Your productions tour abroad quite a lot. Do you get the sense that the foreign audience is more receptive than the one at home?

We were recently in Switzerland and Germany with Lieutenant Benz, and we visited the US and toured around Europe with Yavorov, Lora and Mina. We take on the road texts that are classics of Bulgarian culture and theatre. Our interaction with the audience shows me that our compatriots living abroad need this - they crave the poetic language of Yavorov, Dimitar Dimov and Emiliyan Stanev. It moves them because of how nostalgic they feel. This is why we do it.
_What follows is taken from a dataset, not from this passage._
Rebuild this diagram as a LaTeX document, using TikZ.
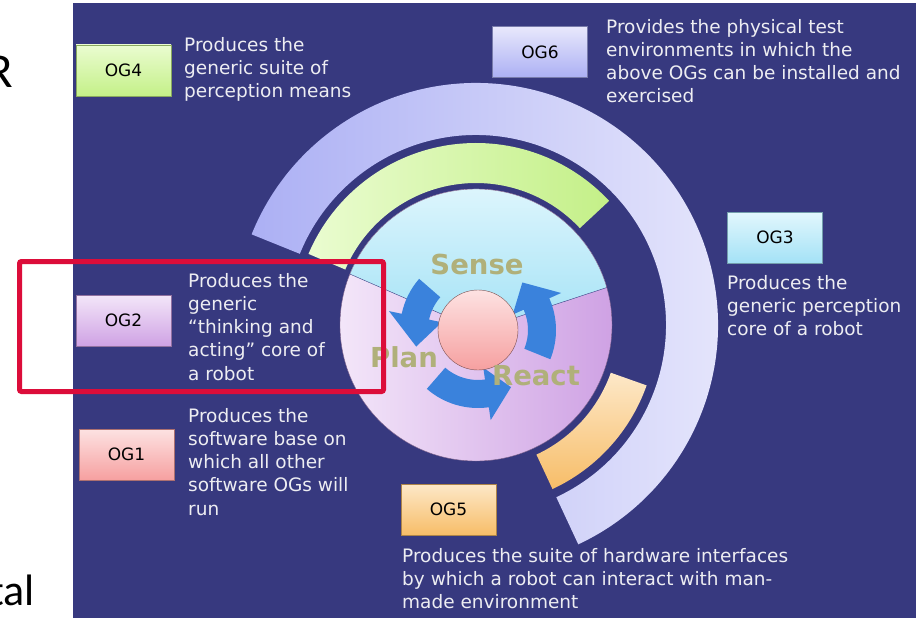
\documentclass[tikz,border=0pt]{standalone}
\usepackage{fontspec}
\setmainfont{DejaVu Sans}
\newfontfamily\slidefont{Carlito}
\usetikzlibrary{calc}

% colours
\definecolor{panel}{HTML}{37397F}
\definecolor{desctext}{HTML}{EDEDF2}
\definecolor{khaki}{HTML}{B0B07A}
\definecolor{cycblue}{HTML}{3A82DC}
\definecolor{markred}{HTML}{DC0D3A}
\definecolor{divline}{HTML}{3A3A80}
\definecolor{lavA}{HTML}{ACB0F4}
\definecolor{lavB}{HTML}{E8E8FC}
\definecolor{grnA}{HTML}{EAFCD0}
\definecolor{grnB}{HTML}{C4F088}
\definecolor{orgA}{HTML}{FDE8C8}
\definecolor{orgB}{HTML}{F7BD68}
\definecolor{cyaA}{HTML}{E2F7FD}
\definecolor{cyaB}{HTML}{A4E2F6}
\definecolor{purA}{HTML}{F3E6F9}
\definecolor{purB}{HTML}{CFA2E4}
\definecolor{pinkA}{HTML}{FDE2E2}
\definecolor{pinkB}{HTML}{F6A0A0}

\begin{document}
\begin{tikzpicture}[
  x=1pt, y=-1pt,
  ogbox/.style 2 args={draw=#2!70!black, top color=#1, bottom color=#2,
    minimum width=95pt, minimum height=51pt, inner sep=0pt,
    font=\fontsize{17}{20}\selectfont},
  desc/.style={anchor=north west, inner sep=0pt, align=left, text=desctext,
    font=\fontsize{18.5}{23.2}\selectfont},
  looptext/.style={text=khaki, inner sep=0pt,
    font=\bfseries\fontsize{27.5}{30}\selectfont},
  cutoff/.style={inner sep=0pt, font=\slidefont\fontsize{49}{55}\selectfont}
]
\useasboundingbox (0,0) rectangle (923,618);
\clip (0,0) rectangle (923,618);

% -------------------------
% Slide background
% -------------------------
\fill[white] (0,0) rectangle (923,618);
\fill[panel] (73,3) rectangle (916,618);

\node[cutoff, anchor=base east] (cutR)   at (13,87)  {R};
\node[cutoff, anchor=base east, font=\slidefont\fontsize{44}{50}\selectfont]
  (cuttal) at (35,605) {tal};

% -------------------------
% Rings and disk
% -------------------------
\begin{scope}[shift={(476,325)}, y=1pt]
% OG6 outer ring
\shade[left color=lavA, right color=lavB]
  (158:242) arc[start angle=158, end angle=-65, radius=242]
  -- (-65:190) arc[start angle=-65, end angle=158, radius=190] -- cycle;
% OG4 ring
\shade[left color=grnA, right color=grnB]
  (157:182) arc[start angle=157, end angle=43, radius=182]
  -- (43:142) arc[start angle=43, end angle=157, radius=142] -- cycle;
% OG5 ring
\shade[top color=orgA, bottom color=orgB]
  (-19.5:181) arc[start angle=-19.5, end angle=-65, radius=181]
  -- (-65:143) arc[start angle=-65, end angle=-19.5, radius=143] -- cycle;

% OG2 / OG3 disk
\shade[left color=purA, right color=purB] (0,0) circle[radius=136];
\shade[top color=cyaA, bottom color=cyaB]
  (2,-5) -- (16:136) arc[start angle=16, end angle=158, radius=136] -- cycle;
\draw[divline, thin] (158:136) -- (2,-5) -- (16:136);
\draw[purB!60!black, thin] (0,0) circle[radius=136];

% Sense / Plan / React cycle
\begin{scope}[shift={(2,-5)}]
\fill[cycblue] (139:78) arc[start angle=139, end angle=168, radius=78]
  -- (168:91) -- (195:64) -- (168:37)
  -- (168:50) arc[start angle=168, end angle=139, radius=50] -- cycle;
\fill[cycblue] (-131:78) arc[start angle=-131, end angle=-82, radius=78]
  -- (-82:91) -- (-60:66) -- (-82:38)
  -- (-82:50) arc[start angle=-82, end angle=-131, radius=50] -- cycle;
\fill[cycblue] (-22:78) arc[start angle=-22, end angle=24, radius=78]
  -- (24:91) -- (47:65) -- (24:38)
  -- (24:50) arc[start angle=24, end angle=-22, radius=50] -- cycle;
\node[circle, draw=pinkB!50!black, top color=pinkA, bottom color=pinkB,
  minimum size=80pt, inner sep=0pt] (core) at (0,0) {};
\end{scope}
\end{scope}

\node[looptext] (sense) at (477,264) {Sense};
\node[looptext] (plan)  at (404,357) {Plan};
\node[looptext] (react) at (536,376) {React};

% -------------------------
% OG boxes
% -------------------------
\node[ogbox={grnA}{grnB}]   (og4) at (123.5,70.5)  {OG4};
\node[ogbox={lavB}{lavA}]   (og6) at (540,52)      {OG6};
\node[ogbox={cyaA}{cyaB}]   (og3) at (775,237.5)   {OG3};
\node[ogbox={purA}{purB}]   (og2) at (123.5,320.5) {OG2};
\node[ogbox={pinkA}{pinkB}] (og1) at (126.5,454.5) {OG1};
\node[ogbox={orgA}{orgB}]   (og5) at (448.5,509.5) {OG5};

% -------------------------
% Descriptions
% -------------------------
\node[desc] (og4txt) at (184,37)
  {Produces the\\generic suite of\\perception means};
\node[desc] (og6txt) at (606,19)
  {Provides the physical test\\environments in which the\\above OGs can be installed and\\exercised};
\node[desc] (og3txt) at (727,275)
  {Produces the\\generic perception\\core of a robot};
\node[desc] (og2txt) at (188,273)
  {Produces the\\generic\\“thinking and\\acting” core of\\a robot};
\node[desc] (og1txt) at (188,408)
  {Produces the\\software base on\\which all other\\software OGs will\\run};
\node[desc] (og5txt) at (402,548)
  {Produces the suite of hardware interfaces\\by which a robot can interact with man-\\made environment};

% highlight frame
\draw[markred, line width=5pt, rounded corners=2pt]
  (19.5,261.5) rectangle (383.5,391.5);
\end{tikzpicture}
\end{document}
Naturally, we are forced to make some compromises from an aesthetics standpoint because we cannot afford to transport the entire stage decor. No matter the difficulties, the shows are performed. I often tell myself, “Yes, the visual is important, but if the actor's soul is not there, if the words written by great authors are not there, what is left?! Mere pictures, that may be interesting and impressive, but theatre is about feeling the breath of the actor who is a metre away. If we have this, there is no need for anything more than a bare stage.”


Boyko Iliev was born on 29 July 1955 in Sofia. He studied acting at the National Academy for Theatre and Film Arts and he also has a master's degree in film and television arts from New Bulgarian University. Iliev has put on dozens of theatre shows, operettas and musicals in almost every theatre around the country, including in the National Theatre, the Youth Theatre, and the Music Theatre in Sofia. In 1988 he founded the first ever private theatre in Bulgaria, Dialogue, which in 2006 transitioned to a production company called Euro Dialogue. In addition to theatre shows, it has produced four feature films and about 60 documentaries.